Exercise prompt: Copy the lines of the data below exactly, starting at the first and stopping after the line that contains "from matplotlib.ticker import MultipleLocator"; include no pictures.
▬▬▬▬▬▬▬▬▬▬
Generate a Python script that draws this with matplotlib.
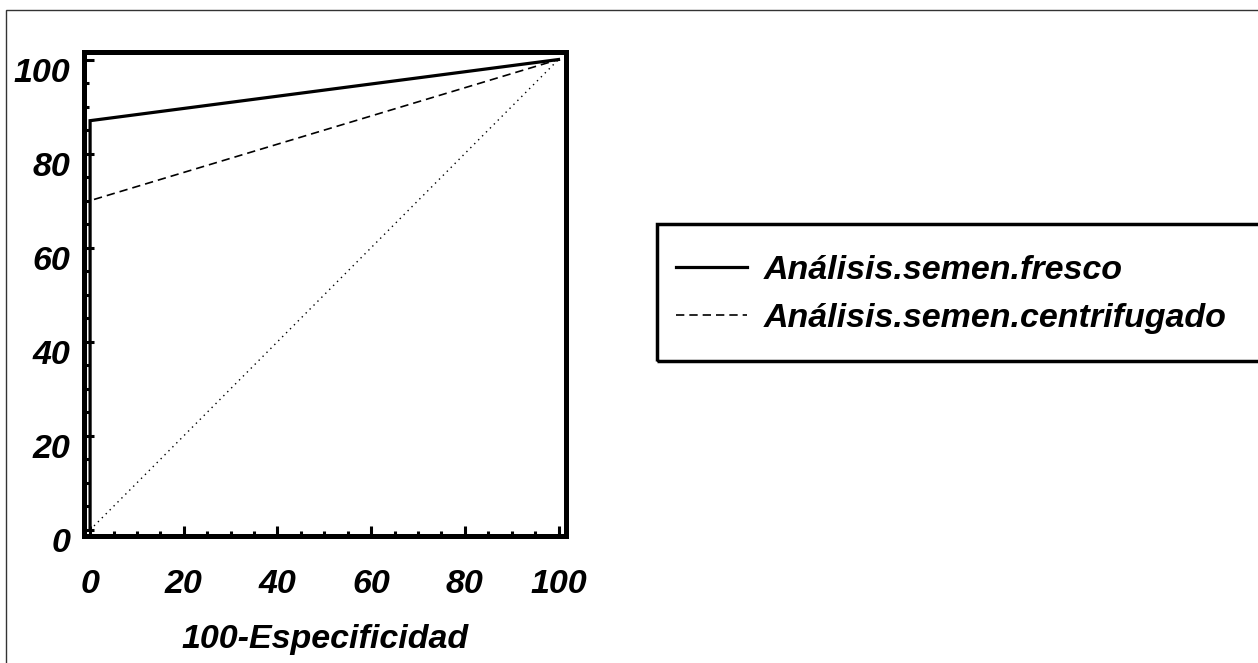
import matplotlib
matplotlib.use("Agg")
import matplotlib.pyplot as plt
import matplotlib.transforms as mtransforms
from matplotlib.patches import Rectangle
from matplotlib.ticker import MultipleLocator

# Data
fresco_x = [0, 0, 100]
fresco_y = [0, 87, 100]
centrif_x = [0, 0, 100]
centrif_y = [0, 70, 100]
ref_x = [0, 100]
ref_y = [0, 100]
tick_vals = [0, 20, 40, 60, 80, 100]
series_labels = ["Análisis.semen.fresco", "Análisis.semen.centrifugado"]
xlabel_text = "100-Especificidad"

plt.rcParams['font.family'] = ['Liberation Sans', 'DejaVu Sans']
FS = 24.5
W, H = 1258, 663

fig = plt.figure(figsize=(W/100, H/100), dpi=100)
fig.patch.set_facecolor('white')

# outer thin frame
fig.patches.append(Rectangle((6/W, -0.1), 1.2, 1 - 10/H + 0.1,
                             transform=fig.transFigure, fill=False,
                             edgecolor='#333333', linewidth=1.0, zorder=0))

ax = fig.add_axes([84/W, 1 - 536/H, (566-84)/W, (536-52)/H])

ax.plot(ref_x, ref_y, color='black', linewidth=1.0, linestyle=(0, (1, 3)))
l2, = ax.plot(centrif_x, centrif_y, color='black', linewidth=1.2,
              linestyle=(0, (5, 3)), label=series_labels[1])
l1, = ax.plot(fresco_x, fresco_y, color='black', linewidth=2.3,
              label=series_labels[0], solid_joinstyle='miter')

ax.set_xlim(-1.3, 101.6)
ax.set_ylim(-1.3, 101.6)

for s in ax.spines.values():
    s.set_linewidth(3.6)

ax.set_xticks(tick_vals)
ax.set_yticks(tick_vals)
ax.xaxis.set_minor_locator(MultipleLocator(5))
ax.yaxis.set_minor_locator(MultipleLocator(5))
ax.tick_params(which='major', direction='in', length=7, width=2.2,
               top=False, right=False, labelsize=FS)
ax.tick_params(which='minor', direction='in', length=3.5, width=2.2,
               top=False, right=False)
ax.tick_params(axis='x', which='major', pad=24)
ax.tick_params(axis='y', which='major', pad=10)

for lab in ax.get_xticklabels() + ax.get_yticklabels():
    lab.set_fontweight('bold')
    lab.set_fontstyle('italic')

offset = mtransforms.ScaledTranslation(0, -10/100, fig.dpi_scale_trans)
for lab in ax.get_yticklabels():
    lab.set_transform(lab.get_transform() + offset)

ax.set_xlabel(xlabel_text, fontsize=FS, fontweight='bold', fontstyle='italic',
              labelpad=17)

# legend frame (extends past the right edge, as in the reference)
fig.patches.append(Rectangle((657/W, 1 - 361/H), 700/W, (361-224)/H,
                             transform=fig.transFigure, fill=False,
                             edgecolor='black', linewidth=2.5, zorder=1))

leg = fig.legend(handles=[l1, l2], labels=series_labels,
                 loc='upper left', bbox_to_anchor=(657/W, 1 - 236/H),
                 frameon=False,
                 handlelength=2.1, handletextpad=0.5, labelspacing=0.5,
                 borderpad=0.55, borderaxespad=0,
                 prop={'size': FS, 'weight': 'bold', 'style': 'italic'})

fig.savefig("out.png", dpi=100, facecolor='white')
▬▬▬▬▬▬▬▬▬▬
Written answer:
Generate a Python script that draws this with matplotlib.
import matplotlib
matplotlib.use("Agg")
import matplotlib.pyplot as plt
import matplotlib.transforms as mtransforms
from matplotlib.patches import Rectangle
from matplotlib.ticker import MultipleLocator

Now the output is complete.